Author: Jessica Diaz
Editor: Amy Steinfeld
The conclusion of California’s five-year drought was undeniably dramatic. The recent Sierra snowpack survey by California’s Department of Water Resources showed water content 196 percent above the long-term average. The 2017 water year was the wettest on record for Northern California. And in April, the governor lifted California’s declaration of drought emergency.
Yet this immediate-term relief should not obscure the stark reality: California suffers a long-term deficit in water supply. The state’s population is projected to increase from an estimated 39 million in 2016 to 52.6 million by 2060. The U.S. Bureau of Reclamation projects that by 2030, California will face 5 million acre-feet of total unmet water demand in an average year, and even more in a dry year. This is equivalent to the average annual use by 10 million households.
This shortfall is of particular concern to communities that rely heavily on two primary sources of imported water: the Colorado River and the State Water Project. The U.S. Bureau of Reclamation’s most recent assessment of the Colorado River Basin projected a long-term imbalance between supply and demand of 3.2 million acre-feet per year by 2060. As noted in a recent report by the Colorado Water Institute, National Science Foundation, the National Oceanic and Atmospheric Administration and the U.S. Geological Survey, shortages of Colorado River water will only increase as temperatures continue to rise and “mega-droughts” lasting 20 years or longer become more likely. The State Water Project will face similar shortfalls: a 2015 reliability report indicated that long-term average deliveries would meet only 62 percent of the total contracted amounts, and only 28 percent to 33 percent of demand in a multiyear dry period.

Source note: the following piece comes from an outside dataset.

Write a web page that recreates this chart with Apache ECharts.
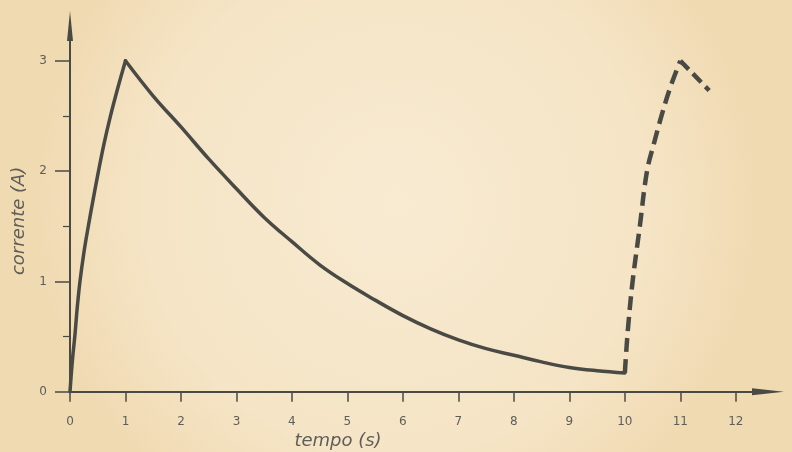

Groundwater supplies also face long-term strain. DWR has been estimating that overdraft is between 1 and 2 million acre-feet per year. The Sacramento and San Joaquin River Basins collectively lost over 16 million acre-feet between October 2003 and March 2010, with even more significant losses during the recent drought.
Rather than heralding an “end” of drought, the most recent rainy season highlights what is likely to be the new normal: a continued cycle of drought-to-deluge, with a long-term deficit in key sources of supply. As a result, it is increasingly important for state and local water agencies to account for these new precipitation patterns and demand projections in every aspect of water planning.